Il y a des albums qui marquent des années au fer rouge. Et d’autres qui font s’évaporer toute tentative d’établir un classement par l’étalage de leur classe. Skiptracing de Mild High Club est un de ceux-là
On peut nourrir des doutes sur les origines teutonnes d’Alexander Brettin, fondateur et leader de Mild High Club. Ce dont on peut certifier en revanche, c’est la dextérité dont ce musicien californien fait preuve quand il doit jongler avec le feu.
Doutes rapidement levés, riz, thé
Dès les première mesures du morceau-titre qui ouvre ce deuxième album de Mild High Club, on est tenté de se demander s’il s’agit d’une plaisanterie, et même si on n’a pas été placé à notre insu sur le plateau de “Surprise Sur Prise”. La faute à des sonorités ‘cheapissimes’ que n’auraient pas reniées les ingénieurs de Bontempi en leur temps. On y décèle toutefois un petit quelque chose, alors on va au bout.

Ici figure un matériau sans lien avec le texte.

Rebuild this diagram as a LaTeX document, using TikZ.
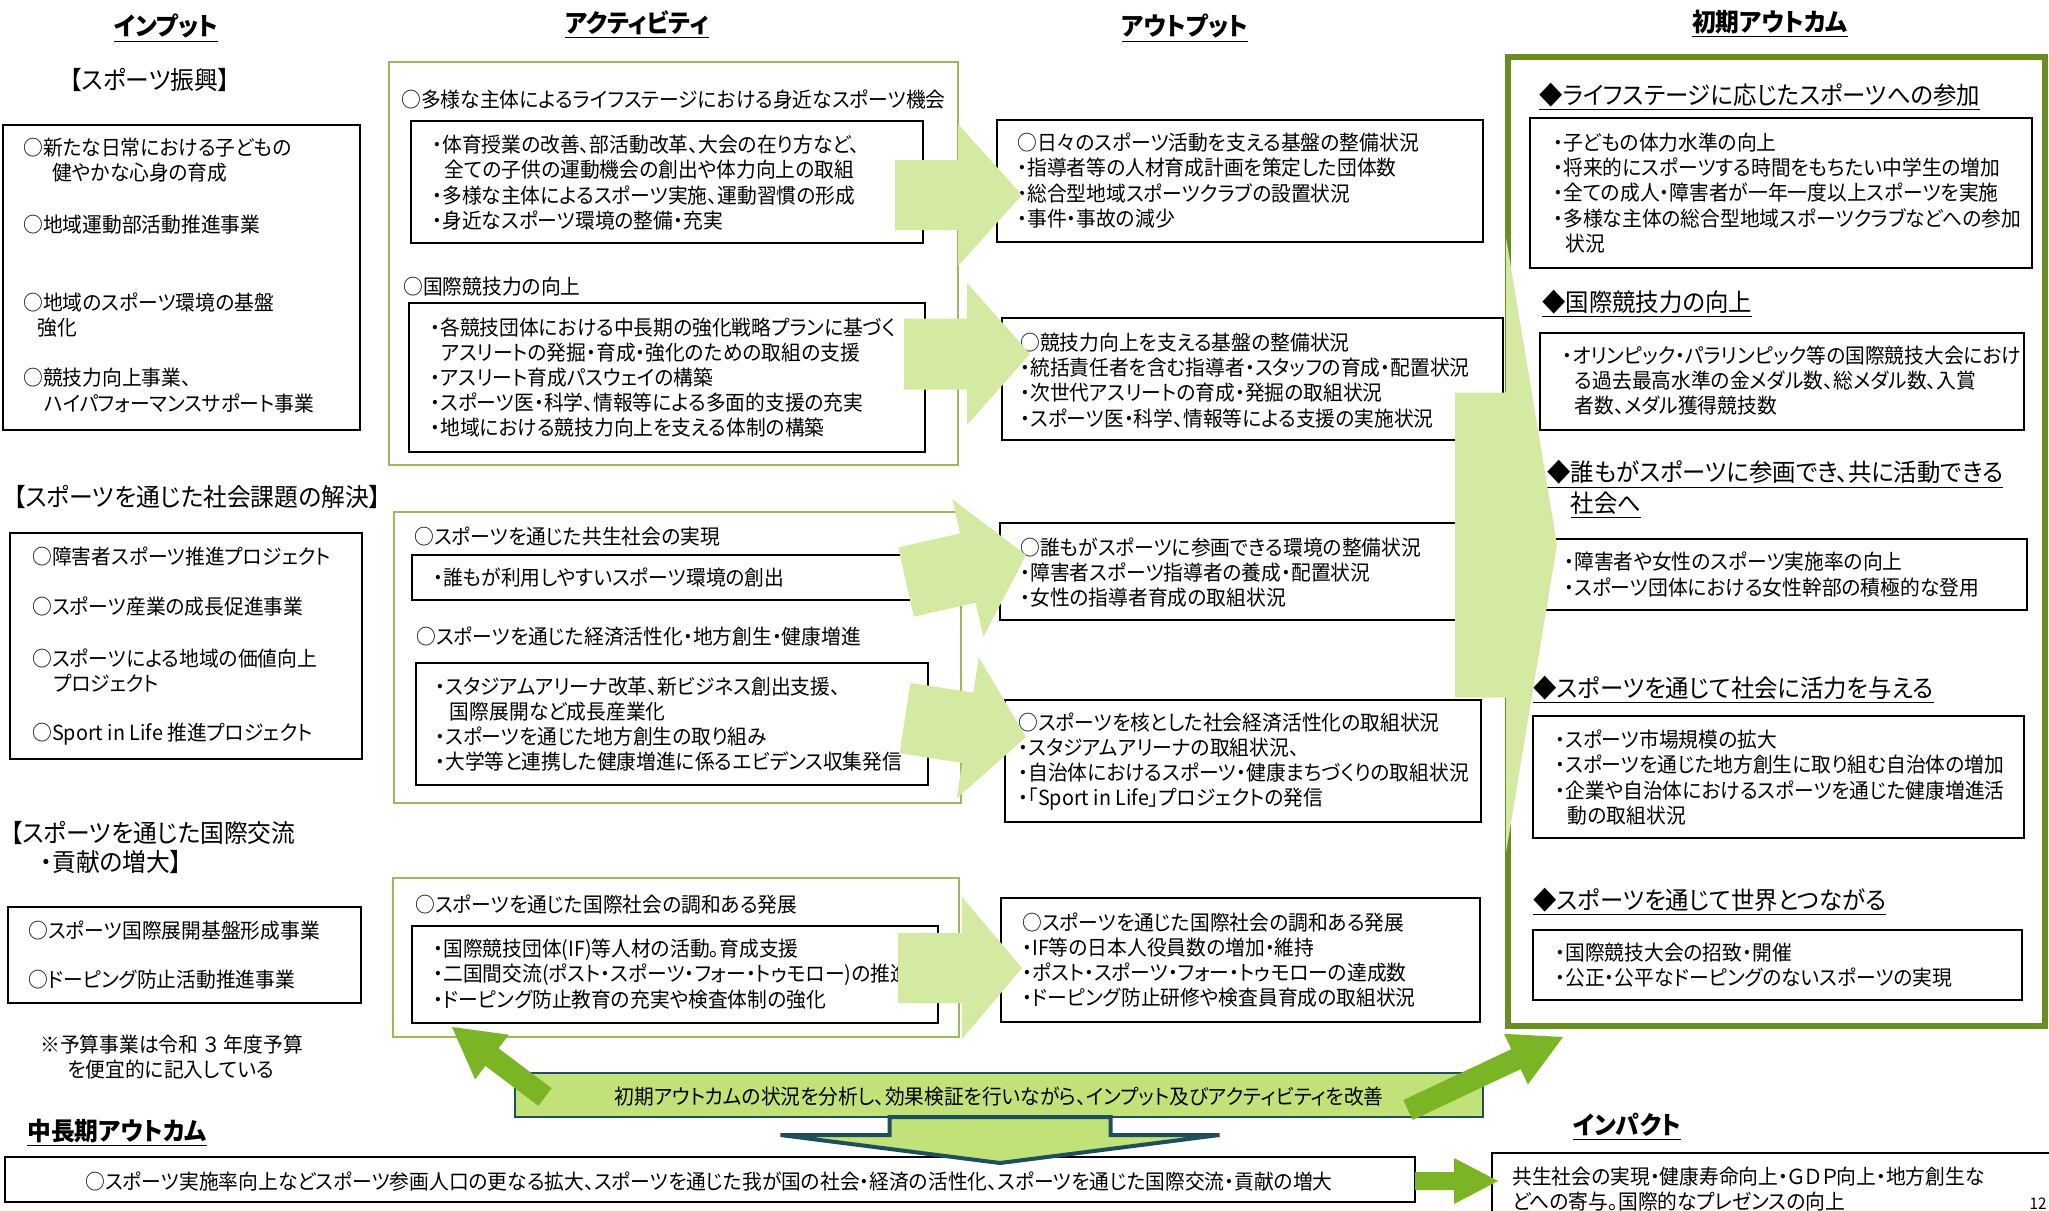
\documentclass[tikz,border=0pt]{standalone}
\usepackage{fontspec}
\setmainfont{Noto Sans CJK JP}[RawFeature=+palt, FakeStretch=0.95]
\usetikzlibrary{calc}

\definecolor{lightarr}{RGB}{212,234,163}
\definecolor{darkarr}{RGB}{123,180,37}
\definecolor{bargreen}{RGB}{193,226,120}
\definecolor{barline}{RGB}{31,78,92}
\definecolor{actline}{RGB}{155,187,89}
\definecolor{outcline}{RGB}{104,142,35}

% block arrow: style, tail, tip, half body, half head, head length
\newcommand{\blockarrow}[6]{%
  \path ($(#3)!#6!(#2)$) coordinate (neck);
  \path[#1] ($(#2)!#4!90:(#3)$) -- ($(neck)!#4!90:(#3)$) -- ($(neck)!#5!90:(#3)$) -- (#3)
    -- ($(neck)!#5!-90:(#3)$) -- ($(neck)!#4!-90:(#3)$) -- ($(#2)!#4!-90:(#3)$) -- cycle;}

\begin{document}
\begin{tikzpicture}[x=0.5pt,y=-0.5pt]
        \tikzstyle{boxline} = [draw, line width=1pt]
        \tikzstyle{actframe} = [draw=actline, line width=0.8pt]
        \tikzstyle{body} = [anchor=west, align=left, inner sep=0pt, font=\fontsize{10.4pt}{12.6pt}\selectfont]
        \tikzstyle{colhead} = [inner sep=0pt, font=\fontsize{12.5pt}{15pt}\selectfont\bfseries]
        \tikzstyle{groupname} = [anchor=west, align=left, inner sep=0pt, font=\fontsize{12.5pt}{14.5pt}\selectfont]
        \tikzstyle{aimname} = [anchor=west, align=left, inner sep=0pt, font=\fontsize{12.3pt}{15.5pt}\selectfont]
        \tikzstyle{lightarrow} = [fill=lightarr]
        \tikzstyle{darkarrow} = [fill=darkarr]
        \tikzstyle{downarrow} = [fill=bargreen, draw=barline, line width=2pt]

        \useasboundingbox (0,0) rectangle (2049,1210);
        \clip (0,0) rectangle (2049,1210);

        % column heads
        \node (hin) [colhead] at (166,28) {\underline{インプット}};
        \node (hact) [colhead] at (637,25) {\underline{アクティビティ}};
        \node (hout) [colhead] at (1185,28) {\underline{アウトプット}};
        \node (hinit) [colhead] at (1770,24) {\underline{初期アウトカム}};

        % input
        \node (gsport) [groupname, anchor=center] at (150,80) {【スポーツ振興】};
        \draw [boxline] (3,125) rectangle (360,430);
        \node (in1) [body] at (23,160.5) {○新たな日常における子どもの\\\hspace*{1.4em}健やかな心身の育成};
        \node (in2) [body] at (23,225) {○地域運動部活動推進事業};
        \node (in3) [body] at (23,315) {○地域のスポーツ環境の基盤\\\hspace*{0.7em}強化};
        \node (in4) [body] at (23,390.5) {○競技力向上事業、\\\hspace*{1em}ハイパフォーマンスサポート事業};

        \node (gsocial) [groupname] at (13,497) {【スポーツを通じた社会課題の解決】};
        \draw [boxline] (10,533) rectangle (362,759);
        \node (ss1) [body] at (32,556) {○障害者スポーツ推進プロジェクト};
        \node (ss2) [body] at (32,607) {○スポーツ産業の成長促進事業};
        \node (ss3) [body] at (32,671) {○スポーツによる地域の価値向上\\\hspace*{1em}プロジェクト};
        \node (ss4) [body] at (32,734) {○Sport in Life 推進プロジェクト};

        \node (gintl) [groupname] at (10,847.5) {【スポーツを通じた国際交流\\\hspace*{1.2em}・貢献の増大】};
        \draw [boxline] (8,907) rectangle (361,1003);
        \node (ic1) [body] at (28,931) {○スポーツ国際展開基盤形成事業};
        \node (ic2) [body] at (28,980) {○ドーピング防止活動推進事業};
        \node (note) [body] at (40,1057) {※予算事業は令和\hspace{0.25em}３\hspace{0.25em}年度予算\\\hspace*{1.3em}を便宜的に記入している};

        % activity
        \draw [actframe] (389,62) rectangle (958,465);
        \node (a1t) [body] at (401,100) {○多様な主体によるライフステージにおける身近なスポーツ機会};
        \draw [boxline] (411,121) rectangle (923,243);
        \node (a1b) [body] at (432,182.5) {・体育授業の改善、部活動改革、大会の在り方など、\\\hspace*{0.6em}全ての子供の運動機会の創出や体力向上の取組\\・多様な主体によるスポーツ実施、運動習慣の形成\\・身近なスポーツ環境の整備・充実};
        \node (a2t) [body] at (403,287) {○国際競技力の向上};
        \draw [boxline] (409,303) rectangle (925,452);
        \node (a2b) [body] at (430,377.5) {・各競技団体における中長期の強化戦略プランに基づく\\\hspace*{0.5em}アスリートの発掘・育成・強化のための取組の支援\\・アスリート育成パスウェイの構築\\・スポーツ医・科学、情報等による多面的支援の充実\\・地域における競技力向上を支える体制の構築};

        \draw [actframe] (394,512) rectangle (961,803);
        \node (a3t) [body] at (414,537) {○スポーツを通じた共生社会の実現};
        \draw [boxline] (412,555) rectangle (928,600);
        \node (a3b) [body] at (433,578) {・誰もが利用しやすいスポーツ環境の創出};
        \node (a4t) [body] at (416,637) {○スポーツを通じた経済活性化・地方創生・健康増進};
        \draw [boxline] (416,663) rectangle (928,785);
        \node (a4b) [body] at (435,724) {・スタジアムアリーナ改革、新ビジネス創出支援、\\\hspace*{0.7em}国際展開など成長産業化\\・スポーツを通じた地方創生の取り組み\\・大学等と連携した健康増進に係るエビデンス収集発信};

        \draw [actframe] (393,878) rectangle (959,1037);
        \node (a5t) [body] at (415,905) {○スポーツを通じた国際社会の調和ある発展};
        \draw [boxline] (412,926) rectangle (938,1023);
        \node (a5b) [body] at (433,974) {・国際競技団体(IF)等人材の活動。育成支援\\・二国間交流(ポスト・スポーツ・フォー・トゥモロー)の推進\\・ドーピング防止教育の充実や検査体制の強化};

        % output
        \draw [boxline] (997,120) rectangle (1483,242);
        \node (o1) [body] at (1017,180.5) {○日々のスポーツ活動を支える基盤の整備状況\\・指導者等の人材育成計画を策定した団体数\\・総合型地域スポーツクラブの設置状況\\・事件・事故の減少};
        \draw [boxline] (1002,318) rectangle (1503,440);
        \node (o2) [body] at (1020,380.5) {○競技力向上を支える基盤の整備状況\\・統括責任者を含む指導者・スタッフの育成・配置状況\\・次世代アスリートの育成・発掘の取組状況\\・スポーツ医・科学、情報等による支援の実施状況};
        \draw [boxline] (1000,523) rectangle (1500,620);
        \node (o3) [body] at (1020,572.5) {○誰もがスポーツに参画できる環境の整備状況\\・障害者スポーツ指導者の養成・配置状況\\・女性の指導者育成の取組状況};
        \draw [boxline] (1005,700) rectangle (1481,822);
        \node (o4) [body] at (1018,761.5) {○スポーツを核とした社会経済活性化の取組状況\\・スタジアムアリーナの取組状況、\\・自治体におけるスポーツ・健康まちづくりの取組状況\\・「Sport in Life」プロジェクトの発信};
        \draw [boxline] (1001,898) rectangle (1480,1022);
        \node (o5) [body] at (1022,960) {○スポーツを通じた国際社会の調和ある発展\\・IF等の日本人役員数の増加・維持\\・ポスト・スポーツ・フォー・トゥモローの達成数\\・ドーピング防止研修や検査員育成の取組状況};

        % initial outcome
        \draw [draw=outcline, line width=3pt] (1508,57) rectangle (2045,1026);
        \node (h1) [aimname] at (1539,97) {\underline{◆ライフステージに応じたスポーツへの参加}};
        \draw [boxline] (1530,118) rectangle (2032,268);
        \node (t1) [body] at (1553,193) {・子どもの体力水準の向上\\・将来的にスポーツする時間をもちたい中学生の増加\\・全ての成人・障害者が一年一度以上スポーツを実施\\・多様な主体の総合型地域スポーツクラブなどへの参加\\\hspace*{0.6em}状況};
        \node (h2) [aimname] at (1542,304) {\underline{◆国際競技力の向上}};
        \draw [boxline] (1540,333) rectangle (2024,430);
        \node (t2) [body] at (1562,380.5) {・オリンピック・パラリンピック等の国際競技大会におけ\\\hspace*{0.6em}る過去最高水準の金メダル数、総メダル数、入賞\\\hspace*{0.6em}者数、メダル獲得競技数};
        \node (h3) [aimname] at (1547,489.5) {\underline{◆誰もがスポーツに参画でき、共に活動できる}\\\hspace*{0.95em}\underline{社会へ}};
        \draw [boxline] (1545,539) rectangle (2027,610);
        \node (t3) [body] at (1564,574.5) {・障害者や女性のスポーツ実施率の向上\\・スポーツ団体における女性幹部の積極的な登用};
        \node (h4) [aimname] at (1533,690) {\underline{◆スポーツを通じて社会に活力を与える}};
        \draw [boxline] (1533,716) rectangle (2024,838);
        \node (t4) [body] at (1555,777.5) {・スポーツ市場規模の拡大\\・スポーツを通じた地方創生に取り組む自治体の増加\\・企業や自治体におけるスポーツを通じた健康増進活\\\hspace*{0.6em}動の取組状況};
        \node (h5) [aimname] at (1533,902) {\underline{◆スポーツを通じて世界とつながる}};
        \draw [boxline] (1533,930) rectangle (2022,1000);
        \node (t5) [body] at (1555,965) {・国際競技大会の招致・開催\\・公正・公平なドーピングのないスポーツの実現};

        % bottom
        \draw [fill=bargreen, draw=barline, line width=1.4pt] (515,1073) rectangle (1483,1117);
        \node (fb) [body, anchor=center] at (999,1097) {初期アウトカムの状況を分析し、効果検証を行いながら、インプット及びアクティビティを改善};
        \node (hmid) [colhead, anchor=west] at (27,1133) {\underline{中長期アウトカム}};
        \draw [boxline] (5,1157) rectangle (1415,1202);
        \node (mid) [body, anchor=center] at (709,1182) {○スポーツ実施率向上などスポーツ参画人口の更なる拡大、スポーツを通じた我が国の社会・経済の活性化、スポーツを通じた国際交流・貢献の増大};
        \node (himp) [colhead] at (1627,1127) {\underline{インパクト}};
        \draw [boxline] (1492,1153) rectangle (2070,1240);
        \node (imp) [body] at (1512,1189) {共生社会の実現・健康寿命向上・ＧＤＰ向上・地方創生な\\どへの寄与。国際的なプレゼンスの向上};
        \node (page) [inner sep=0pt, font=\fontsize{8pt}{9pt}\selectfont] at (2038,1204) {12};

        % arrows
        \coordinate (a1s) at (895,195);   \coordinate (a1e) at (1022,195);
        \coordinate (a2s) at (904,354);   \coordinate (a2e) at (1030,354);
        \coordinate (a3s) at (906,582);   \coordinate (a3e) at (1026,555);
        \coordinate (a4s) at (905,718);   \coordinate (a4e) at (1026,737);
        \coordinate (a5s) at (898,968);   \coordinate (a5e) at (1022,968);
        \coordinate (bigs) at (1455,545); \coordinate (bige) at (1557,545);
        \coordinate (fls) at (545,1097);  \coordinate (fle) at (452,1027);
        \coordinate (frs) at (1408,1110); \coordinate (fre) at (1563,1037);
        \coordinate (ds) at (1000,1117);  \coordinate (de) at (1000,1163);
        \coordinate (ms) at (1415,1181);  \coordinate (me) at (1498,1181);

        \blockarrow{lightarrow}{a1s}{a1e}{17.5pt}{35.5pt}{32pt}
        \blockarrow{lightarrow}{a2s}{a2e}{17.75pt}{35.5pt}{31.5pt}
        \blockarrow{lightarrow}{a3s}{a3e}{17.75pt}{35.3pt}{29.8pt}
        \blockarrow{lightarrow}{a4s}{a4e}{17.8pt}{35.7pt}{29.5pt}
        \blockarrow{lightarrow}{a5s}{a5e}{17.5pt}{35.5pt}{30pt}
        \blockarrow{lightarrow}{bigs}{bige}{76.25pt}{153.75pt}{25.5pt}
        \blockarrow{darkarrow}{fls}{fle}{5.5pt}{14pt}{25pt}
        \blockarrow{darkarrow}{frs}{fre}{5.5pt}{14pt}{26pt}
        \blockarrow{downarrow}{ds}{de}{55.25pt}{109.75pt}{14pt}
        \blockarrow{darkarrow}{ms}{me}{4.5pt}{11.5pt}{22pt}
    \end{tikzpicture}
\end{document}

Les premières notes du titre suivant Homeage nous replongent dans le doute et puis le binôme synthés-guitare, tout en glissandos onctueux, enlace subrepticement cette voix suave qui grimpe et monte jusqu’au décollage libérateur qui nous emporte, unilatéralement, irrémédiablement et à l’insu de notre plein gré.
La magie opère à Sion, et partout ailleurs
Le temps d’une pause avec la ballade suintante Cary Me Back digne de la BO d’un remake imaginaire de La Boum par Abel Ferrara période Bad Lieutenant, et on passe aux choses sérieuses. Le tubesque Tesselation n’a rien à envier aux meilleures productions d’Ariel Pink ou Mac Demarco, avec lequel il partage un gout prononcé pour les groove de batterie nonchalants, les claviers qui collent aux doigts et surtout un sens de la mélodie qui fait mouche (ils sont potes…comme par hasard).
L’écoute se poursuit et la magie opère toujours, voire se renforce par le biais d’une savante utilisation d’un background jazz évident (Head Out, Ceiling Zero) à des fins pop (le délicieux Kokopelli). Ce n’est pas sans rappeler Benny Sings ou encore Steely Dan. Pour terminer, notre homme se concède une dernière pause cocktail avec Chasing My Tail qui nous emmène en douceur sur le pas de Chapel Perilous, petit chef-d’oeuvre de finesse entêtante qui clôture l’album en laissant tout ébaubis.
https://www.youtube.com/watch?v=uetuPRiMXGU
Plaisir inexplicable, opérateur de sensations
En fait, on se retrouve à écouter ce disque de Mild High Club un peu comme on câlinerait un Bisounours fuchsia – oui, celui avec l’arc-en-ciel sur le bide – à 30 ans passés. Ça peut paraitre complètement débile à la base mais ça procure un plaisir inexplicable qui confine à l’inavouable.
Autant passer aux aveux : le tableau offert par cette étagère de mémé jonchée d’objets hétéroclites à l’aspect douteux exerce une fascination aussi fatale que pernicieuse. Le regard –ici l’oreille- réticent mais accroché, y revient avec insistance et finit par sombrer dans une contemplation toujours plus délicieuse à mesure qu’elle se prolonge.
Dévoiler la beauté qui sommeille dans la banalité n’est pas la moindre des qualités de Skiptracing, 2e disque vénéneux et faussement paresseux de Mild High Club. Finalement, son principal défaut est de ne durer que 30 minutes. On attend la suite, et vite.